As a Gay Atheist, I’m Done Waiting for You to Decide What Your Religion Says About Me
When straight Muslims and gay Muslims debate on the acceptability of homosexuality in religious terms, imagine what it might sound like to a disbeliever – particularly an atheist.
Team A:
“Being a homosexual is not a sin in Potterism! Not only was Lord Harry Potter’s wand powered by the feather of a phoenix – indeed the gayest of all birds in All Mighty’s kingdom – but his mentor, Dumbledore, was a closeted gay man!”
Team B:
“No, no, no, no, no! In Book 4, Chapter 6, page 189, the Blessed Companion, Ron Weasley, makes uncomfortable homophobic jokes about Cedric Diggory – to no objection from Lord Potter himself – clearly indicating that Potterism considers homosexuality offensive!”
As a gay Pakistani atheist, I’d like to ask, “What does it matter? What do I care what 7th century desert-folk , some of them probably fictional, might have said about me? Why do I, as a non-believer, need their validation?”
But I can’t.
In Pakistan, a theological debate isn’t just that. What Islam commands or forbids determines the kind of laws that will be made. ‘Progressive Muslims’ will go down swearing that Islam has nothing to do with it, yet whenever you ask a Muslim person the reason for his disdain towards gay people, the very first thing he’s likely to say is, “Because Islam forbids it!”
“No, it doesn’t!” the gay Muslim vociferously responds. And he presents his own counter-argument, the likes of what ‘Team A’ in my satirical analogy offered.
The gay Muslim does not say, “It doesn’t matter”. You see, in the 7th century, a circle of infallible men crafted a moral code both flawless and timeless. Over the next 1400 years, all progress made in the fields of biology, sociology, reproductive medicine, psychiatry, and political sciences, turned out to be an utter waste of caffeine and human endeavor. After all, the truth about homosexuality, was discovered all the way back in the middle-ages when wise men used camel urine as a reasonable substitute for shampoo.
The gay Muslim does not ask, “Why does it matter?”. He plays the game by the rules set by his own oppressor. The opinion of 7th century men determines your dignity as a homosexual today, so your task is to convince the world that these men did not have a problem with you.

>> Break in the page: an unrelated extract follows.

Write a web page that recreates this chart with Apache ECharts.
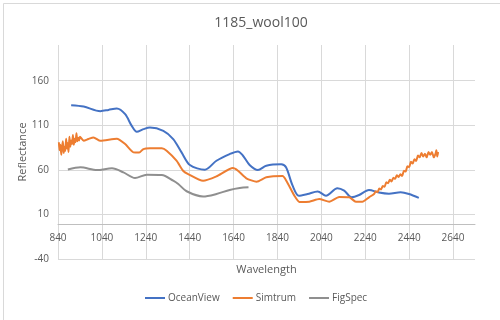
<!DOCTYPE html>
<html>
<head>
<meta charset="utf-8">
<script src="https://cdn.jsdelivr.net/npm/echarts@6/dist/echarts.min.js"></script>
<style>html,body{margin:0;padding:0;background:#fff}#c{width:500px;height:320px}</style>
</head>
<body>
<div id="c"></div>
<script>
var chartTitle = '1185_wool100';
var seriesNames = ['OceanView', 'Simtrum', 'FigSpec'];

var oceanWl = [900, 957, 1033, 1070, 1108, 1146, 1176, 1199, 1229, 1259, 1320, 1365, 1403, 1441, 1509, 1562, 1622, 1660, 1683, 1713, 1751, 1789, 1857, 1879, 1909, 1937, 1977, 2023, 2061, 2113, 2144, 2178, 2212, 2257, 2302, 2348, 2401, 2439, 2484];
var oceanVal = [132.5, 131, 125.8, 127.2, 128.8, 122.4, 109.3, 102.6, 105.6, 107.5, 103.7, 94.5, 79.6, 65.4, 60.1, 70.2, 77.7, 80.7, 75.8, 65.4, 59.8, 64.6, 66.2, 62.8, 42.2, 31, 32.9, 35.7, 31, 39.3, 36.6, 29.2, 31.8, 37.4, 34.6, 33.3, 34.8, 32.9, 28.5];

var simWl = [844, 847, 851, 855, 858, 862, 866, 869, 873, 877, 881, 884, 888, 892, 896, 900, 904, 908, 912, 916, 920, 924, 928, 932, 936, 940, 957, 978, 1002, 1033, 1108, 1146, 1184, 1210, 1229, 1259, 1313, 1335, 1380, 1410, 1433, 1501, 1562, 1637, 1660, 1698, 1745, 1789, 1863, 1881, 1917, 1940, 1985, 2030, 2076, 2121, 2167, 2197, 2227, 2257, 2280, 2288, 2296, 2304, 2312, 2320, 2328, 2336, 2344, 2352, 2360, 2368, 2376, 2384, 2392, 2400, 2408, 2416, 2424, 2432, 2440, 2448, 2456, 2464, 2472, 2480, 2488, 2496, 2504, 2512, 2520, 2528, 2536, 2544, 2552, 2560, 2564, 2568, 2572];
var simVal = [91, 82, 88, 77, 85, 92, 79, 86, 81, 95, 84, 90, 80, 97, 86, 93, 89, 99, 88, 95, 91, 101, 92, 96, 93, 97, 92.6, 94.5, 96.4, 92.6, 95, 88.9, 79.6, 79.4, 83.3, 84.1, 84.1, 81.4, 70.2, 59, 55.3, 47.8, 52.7, 62, 59, 50.5, 46.7, 51.6, 53, 47.5, 31, 24, 24.3, 27.3, 24.3, 29.6, 29.2, 24.3, 24.3, 29.2, 33, 36, 35, 39, 38, 42, 41, 46, 45, 49, 47, 51, 50, 54, 52, 55, 53, 59, 58, 64, 63, 69, 67, 72, 70, 76, 74, 79, 75, 78, 74, 80, 77, 80, 74, 78, 82, 75, 80];

var figWl = [885, 942, 1018, 1086, 1138, 1191, 1245, 1313, 1365, 1388, 1426, 1501, 1562, 1622, 1668, 1708];
var figVal = [60.3, 62.8, 59.8, 61.7, 57.2, 50.8, 54.5, 54.2, 47.8, 44.1, 36, 30.1, 32.9, 37.4, 39.6, 40.4];

function pairs(xs, ys) { return xs.map(function (x, i) { return [x, ys[i]]; }); }

var txt = '#595959';
var fontFam = '"Open Sans", "Liberation Sans", sans-serif';
var chart = echarts.init(document.getElementById('c'), null, { renderer: 'canvas' });
chart.setOption({
  animation: false,
  backgroundColor: '#fff',
  color: ['#4472C4', '#ED7D31', '#8F8F8F'],
  textStyle: { fontFamily: fontFam },
  title: {
    text: chartTitle, left: 256, top: 11, textAlign: 'center',
    textStyle: { fontSize: 14, fontWeight: 'normal', color: txt, fontFamily: fontFam }
  },
  graphic: [{
    type: 'rect', left: 1, top: 1, shape: { width: 497, height: 317 },
    style: { fill: 'none', stroke: '#d9d9d9', lineWidth: 1 }, silent: true
  }],
  grid: { left: 58, right: 25, top: 45, bottom: 61 },
  legend: {
    bottom: 12, left: 140, icon: 'rect', itemWidth: 20, itemHeight: 2, itemGap: 13,
    textStyle: { fontSize: 10, color: txt, fontFamily: fontFam, padding: [0, 0, 0, -2] },
    data: seriesNames
  },
  xAxis: {
    type: 'value', min: 840, max: 2740, interval: 200,
    position: 'bottom', offset: -35,
    name: 'Wavelength', nameLocation: 'middle', nameGap: 40,
    nameTextStyle: { fontSize: 11, color: txt },
    axisLine: { onZero: false, lineStyle: { color: '#bfbfbf' } },
    axisTick: { show: false },
    axisLabel: { color: txt, fontSize: 10, showMaxLabel: false, margin: 9, formatter: function (v) { return String(v); } },
    splitLine: { show: true, showMaxLine: false, lineStyle: { color: '#d9d9d9' } }
  },
  yAxis: {
    type: 'value', min: -40, max: 200, interval: 50,
    name: 'Reflectance', nameLocation: 'middle', nameGap: 30, nameRotate: 90, nameMoveOverlap: false,
    nameTextStyle: { fontSize: 11, color: txt },
    axisLine: { show: false }, axisTick: { show: false },
    axisLabel: { color: txt, fontSize: 10, showMaxLabel: false, margin: 9 },
    splitLine: { show: true, showMaxLine: false, lineStyle: { color: '#d9d9d9' } }
  },
  series: [
    { name: seriesNames[0], type: 'line', data: pairs(oceanWl, oceanVal), showSymbol: false, symbol: 'none', smooth: 0.3, lineStyle: { width: 2 } },
    { name: seriesNames[1], type: 'line', data: pairs(simWl, simVal), showSymbol: false, symbol: 'none', smooth: 0.2, lineStyle: { width: 2 } },
    { name: seriesNames[2], type: 'line', data: pairs(figWl, figVal), showSymbol: false, symbol: 'none', smooth: 0.3, lineStyle: { width: 2 } }
  ]
});
</script>
</body>
</html>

It’s a tall order, and the oppressor knows it. Who really knows what happened 1400 years ago, and what precisely folk back then believed? The debate boils down to what you personally believe in; in which case, you’ve successfully abandoned logic and said, “Being gay is okay, because I believe being gay is okay!”. And you’ve permitted your oppressor to effortlessly counter your facile argument by claiming, “Being gay is sinful, because I believe being gay is sinful!”.
As a gay atheist, I have no say in this matter.
In a place where you cannot discuss gay affairs without ‘Islam’ invariably appearing on the discussion table, I’m a passive listener waiting for Muslims to quantify my dignity in terms of a religion I don’t believe in.
I want to contribute something to the discussion. I cannot. I do not speak your language, so I would simply have to sit outside your mosque until you’ve sorted this out. And in the meantime, I simply hope not to get killed by one of your people, chanting – what appears to my heretical ears – the senseless equivalent of “In the name of Holy Potter, I condemn you to an eternity in Azkaban!!”
You may be offended by that comparison, until you consider something you don’t believe in and how ridiculous it might have sounded to you. Think of a friend who expressed his firm belief in Illuminati’s existence, to which you condescendingly rolled your eyes instead of emphatically nodding to his delusion.
And think of what it might have felt like if his kind, his unproven ideas, and his magical thinking – designed the sociopolitical universe in which you reside as a minority.
Yeah. Life’s like that when you’re a gay atheist in Pakistan.